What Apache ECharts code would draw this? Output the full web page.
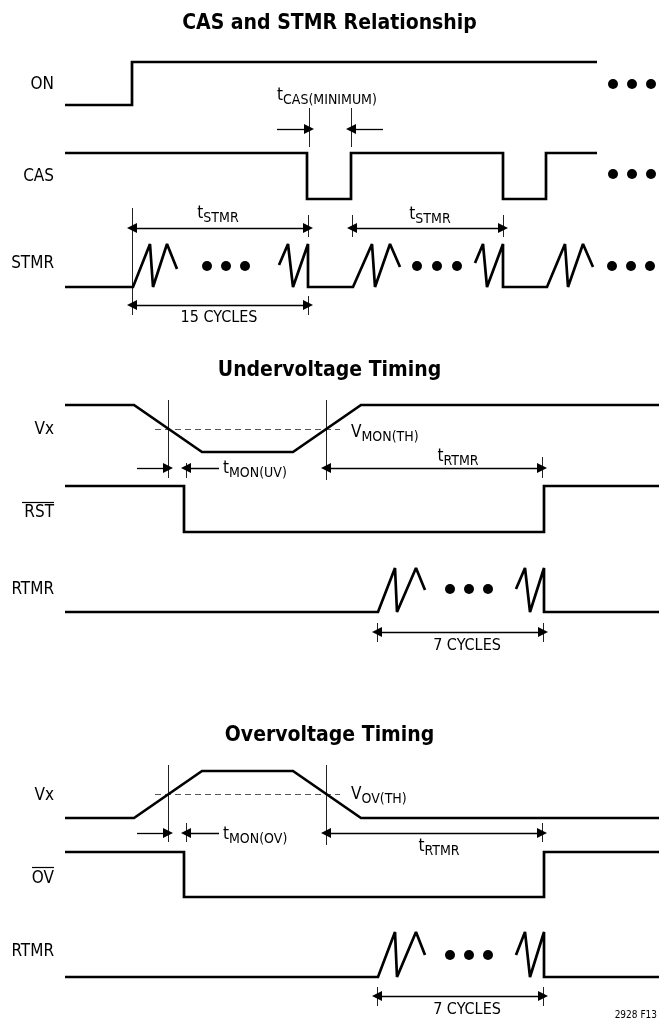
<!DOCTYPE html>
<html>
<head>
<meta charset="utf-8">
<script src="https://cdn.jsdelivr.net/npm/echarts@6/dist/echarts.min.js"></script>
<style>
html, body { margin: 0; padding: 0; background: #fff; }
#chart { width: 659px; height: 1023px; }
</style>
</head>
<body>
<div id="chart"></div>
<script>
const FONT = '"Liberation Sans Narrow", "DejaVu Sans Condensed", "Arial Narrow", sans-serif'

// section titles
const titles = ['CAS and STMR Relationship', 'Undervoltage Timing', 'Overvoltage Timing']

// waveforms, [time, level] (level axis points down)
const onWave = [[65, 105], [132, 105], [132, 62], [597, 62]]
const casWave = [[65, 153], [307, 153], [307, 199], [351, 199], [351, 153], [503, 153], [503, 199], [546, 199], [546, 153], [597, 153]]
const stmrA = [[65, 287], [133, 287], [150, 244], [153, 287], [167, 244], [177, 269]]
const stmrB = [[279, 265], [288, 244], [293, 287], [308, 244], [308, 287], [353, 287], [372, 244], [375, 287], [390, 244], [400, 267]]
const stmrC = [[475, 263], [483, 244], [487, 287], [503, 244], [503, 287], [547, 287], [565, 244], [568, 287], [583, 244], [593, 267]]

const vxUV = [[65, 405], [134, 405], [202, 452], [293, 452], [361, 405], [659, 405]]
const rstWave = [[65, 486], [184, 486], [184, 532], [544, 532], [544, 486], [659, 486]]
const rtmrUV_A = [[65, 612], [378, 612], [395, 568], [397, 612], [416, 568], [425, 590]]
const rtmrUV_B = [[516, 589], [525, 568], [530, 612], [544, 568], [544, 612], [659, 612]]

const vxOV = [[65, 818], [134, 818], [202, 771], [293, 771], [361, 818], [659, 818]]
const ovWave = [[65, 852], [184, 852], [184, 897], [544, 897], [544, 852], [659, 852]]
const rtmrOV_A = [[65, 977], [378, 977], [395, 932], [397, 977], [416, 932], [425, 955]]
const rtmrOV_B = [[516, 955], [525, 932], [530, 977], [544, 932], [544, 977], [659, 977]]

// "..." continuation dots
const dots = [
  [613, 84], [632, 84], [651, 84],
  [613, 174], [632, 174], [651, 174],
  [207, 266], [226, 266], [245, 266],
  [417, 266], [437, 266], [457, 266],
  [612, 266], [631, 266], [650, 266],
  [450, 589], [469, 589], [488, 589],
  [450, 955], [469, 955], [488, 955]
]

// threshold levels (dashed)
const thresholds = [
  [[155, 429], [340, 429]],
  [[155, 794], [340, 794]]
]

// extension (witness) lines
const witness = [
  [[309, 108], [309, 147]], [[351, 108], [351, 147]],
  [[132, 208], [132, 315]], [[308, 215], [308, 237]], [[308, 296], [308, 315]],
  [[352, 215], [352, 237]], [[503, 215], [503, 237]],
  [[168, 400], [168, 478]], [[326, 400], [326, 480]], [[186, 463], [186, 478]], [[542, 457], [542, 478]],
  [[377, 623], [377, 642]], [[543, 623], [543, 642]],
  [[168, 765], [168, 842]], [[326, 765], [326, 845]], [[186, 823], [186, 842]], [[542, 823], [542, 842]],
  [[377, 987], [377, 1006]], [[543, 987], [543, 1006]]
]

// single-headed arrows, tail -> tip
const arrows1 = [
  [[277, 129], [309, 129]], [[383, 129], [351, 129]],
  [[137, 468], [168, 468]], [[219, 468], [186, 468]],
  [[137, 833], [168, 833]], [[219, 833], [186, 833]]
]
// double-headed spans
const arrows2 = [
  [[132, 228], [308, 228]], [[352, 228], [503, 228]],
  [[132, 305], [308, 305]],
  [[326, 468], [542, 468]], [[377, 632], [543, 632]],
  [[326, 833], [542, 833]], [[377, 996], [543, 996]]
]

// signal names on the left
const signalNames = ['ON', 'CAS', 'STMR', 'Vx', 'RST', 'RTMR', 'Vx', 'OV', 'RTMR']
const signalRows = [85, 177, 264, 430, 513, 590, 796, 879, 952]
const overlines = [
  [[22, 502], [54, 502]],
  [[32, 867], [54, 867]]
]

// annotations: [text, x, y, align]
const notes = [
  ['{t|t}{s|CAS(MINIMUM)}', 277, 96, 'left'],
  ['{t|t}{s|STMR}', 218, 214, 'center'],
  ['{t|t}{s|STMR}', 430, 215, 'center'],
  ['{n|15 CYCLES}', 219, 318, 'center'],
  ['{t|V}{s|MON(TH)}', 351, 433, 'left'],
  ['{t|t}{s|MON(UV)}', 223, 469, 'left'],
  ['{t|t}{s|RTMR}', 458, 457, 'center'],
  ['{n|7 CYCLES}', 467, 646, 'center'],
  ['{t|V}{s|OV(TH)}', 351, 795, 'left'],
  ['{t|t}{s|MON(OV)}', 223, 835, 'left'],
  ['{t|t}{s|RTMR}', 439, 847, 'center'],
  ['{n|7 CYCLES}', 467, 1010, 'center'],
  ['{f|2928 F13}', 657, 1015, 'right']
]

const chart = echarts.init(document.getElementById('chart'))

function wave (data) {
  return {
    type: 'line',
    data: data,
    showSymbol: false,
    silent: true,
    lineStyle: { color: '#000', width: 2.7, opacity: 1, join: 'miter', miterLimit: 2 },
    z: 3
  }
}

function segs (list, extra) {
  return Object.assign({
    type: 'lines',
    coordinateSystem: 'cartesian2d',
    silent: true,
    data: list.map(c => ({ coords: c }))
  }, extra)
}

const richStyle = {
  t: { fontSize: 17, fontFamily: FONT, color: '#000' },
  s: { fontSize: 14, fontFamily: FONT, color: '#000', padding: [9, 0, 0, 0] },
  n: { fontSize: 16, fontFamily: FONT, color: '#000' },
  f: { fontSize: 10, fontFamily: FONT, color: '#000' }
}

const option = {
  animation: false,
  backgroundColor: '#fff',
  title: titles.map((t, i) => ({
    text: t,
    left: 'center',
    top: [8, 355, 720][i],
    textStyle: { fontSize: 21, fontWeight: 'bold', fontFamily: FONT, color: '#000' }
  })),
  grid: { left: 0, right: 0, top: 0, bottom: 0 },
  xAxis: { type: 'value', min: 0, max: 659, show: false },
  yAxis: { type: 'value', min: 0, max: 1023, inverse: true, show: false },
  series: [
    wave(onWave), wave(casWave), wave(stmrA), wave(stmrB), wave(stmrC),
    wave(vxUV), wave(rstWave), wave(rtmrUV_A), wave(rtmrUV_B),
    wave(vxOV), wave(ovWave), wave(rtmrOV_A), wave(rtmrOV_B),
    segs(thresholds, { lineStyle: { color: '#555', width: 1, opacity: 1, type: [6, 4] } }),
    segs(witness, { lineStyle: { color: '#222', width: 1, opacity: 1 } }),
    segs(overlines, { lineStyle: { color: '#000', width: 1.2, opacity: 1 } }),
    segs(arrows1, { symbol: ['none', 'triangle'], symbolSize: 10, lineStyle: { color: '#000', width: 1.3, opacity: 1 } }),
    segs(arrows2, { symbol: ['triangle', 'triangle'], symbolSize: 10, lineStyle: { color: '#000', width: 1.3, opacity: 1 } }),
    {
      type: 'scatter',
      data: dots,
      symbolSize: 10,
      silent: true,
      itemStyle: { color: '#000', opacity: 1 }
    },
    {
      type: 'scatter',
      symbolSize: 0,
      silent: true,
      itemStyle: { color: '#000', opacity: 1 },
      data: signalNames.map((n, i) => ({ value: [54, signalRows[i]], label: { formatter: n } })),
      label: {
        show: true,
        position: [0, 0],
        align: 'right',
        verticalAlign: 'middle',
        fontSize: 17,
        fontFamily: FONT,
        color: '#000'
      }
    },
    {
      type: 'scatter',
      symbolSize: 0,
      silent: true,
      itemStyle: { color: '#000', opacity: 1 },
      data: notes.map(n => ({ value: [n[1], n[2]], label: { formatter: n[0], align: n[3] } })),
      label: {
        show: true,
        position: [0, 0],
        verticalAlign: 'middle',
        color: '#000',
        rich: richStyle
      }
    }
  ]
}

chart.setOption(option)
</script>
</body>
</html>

◆ **CHALLENGE**:
Leave the pictures out and please restate exactly the lines running from the start of the material through the one with "612], [659, 612]]".

◆ **ANSWER IN FULL**:
What Apache ECharts code would draw this? Output the full web page.
<!DOCTYPE html>
<html>
<head>
<meta charset="utf-8">
<script src="https://cdn.jsdelivr.net/npm/echarts@6/dist/echarts.min.js"></script>
<style>
html, body { margin: 0; padding: 0; background: #fff; }
#chart { width: 659px; height: 1023px; }
</style>
</head>
<body>
<div id="chart"></div>
<script>
const FONT = '"Liberation Sans Narrow", "DejaVu Sans Condensed", "Arial Narrow", sans-serif'

// section titles
const titles = ['CAS and STMR Relationship', 'Undervoltage Timing', 'Overvoltage Timing']

// waveforms, [time, level] (level axis points down)
const onWave = [[65, 105], [132, 105], [132, 62], [597, 62]]
const casWave = [[65, 153], [307, 153], [307, 199], [351, 199], [351, 153], [503, 153], [503, 199], [546, 199], [546, 153], [597, 153]]
const stmrA = [[65, 287], [133, 287], [150, 244], [153, 287], [167, 244], [177, 269]]
const stmrB = [[279, 265], [288, 244], [293, 287], [308, 244], [308, 287], [353, 287], [372, 244], [375, 287], [390, 244], [400, 267]]
const stmrC = [[475, 263], [483, 244], [487, 287], [503, 244], [503, 287], [547, 287], [565, 244], [568, 287], [583, 244], [593, 267]]

const vxUV = [[65, 405], [134, 405], [202, 452], [293, 452], [361, 405], [659, 405]]
const rstWave = [[65, 486], [184, 486], [184, 532], [544, 532], [544, 486], [659, 486]]
const rtmrUV_A = [[65, 612], [378, 612], [395, 568], [397, 612], [416, 568], [425, 590]]
const rtmrUV_B = [[516, 589], [525, 568], [530, 612], [544, 568], [544, 612], [659, 612]]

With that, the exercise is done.